I also like the primary detailed domain knowledge of *what* the system does residing with people who know nothing about *how* it works under the covers. Feels cleaner to me.
I think the first part is maybe very company/product specific. My general feeling is that developers should be able to automate and do all the things that you're talking about because thats the best way to actually test stuff (which they should be doing!).
I disagree with the *what* and *how* comment. It does feel cleaner, but it feels like a "false win" in the sense that those two are so tightly interconnected in practice that its going to be way more efficient to expect people to know both of those things. For any sort of complex system I don't see how developers can add new features without a good understanding of the existing features and how/what they're suppose to do.
Quote:
Originally Posted by goofyballer
Situation B: on a much larger team, forget if it was daily or 3x/week but there'd be a morning standup for the whole team of ~30-40 producers + engineers. Worthless, total waste of time, I very quickly figured out I could avoid it because I didn't sit in the same area as the rest of the team so I peaced the **** out of that one
I remember getting to this point (~20-25 people in the all-company scrum). We switched it to a monthly (optional) demo where people could show what they're working on. Easy way to still showcase what you're doing to everyone without being a giant waste of time.
Quote:
Originally Posted by Victor
ya this is super important. most of the reports from devs should just be "no update". they should only be commenting if they need help with something, need to communicate something important that may effect others, or need to set up a meeting later for deeper discussion. its absolutely not a time to rattle off all the work you are doing. no one curr.

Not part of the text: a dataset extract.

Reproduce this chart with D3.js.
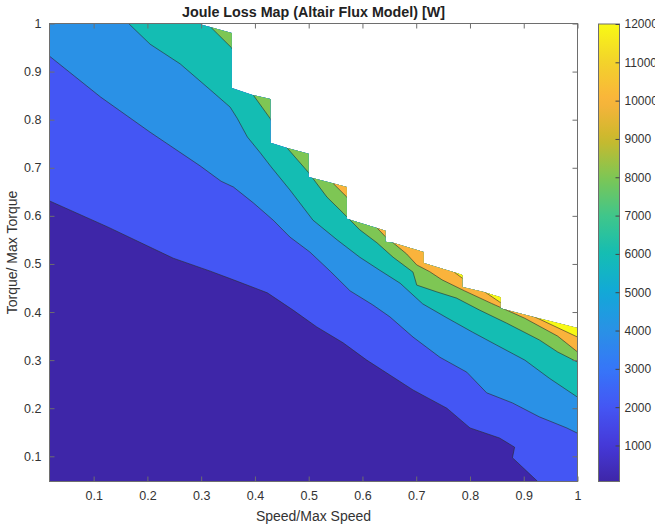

A few years ago I switched from doing standup with individual updates and instead go through Trello. We have a list of QA tasks and a list of In progress tasks and we just go through those and whoever has anything to say, says it. Often the update it just "Working on it" or "Didn't work on it".
Then at the end I ask if anybody has anything to add or anything we missed.
I actually like it way better than the personal updates because its less opportunity to ramble off topic or list out all the non team things they did.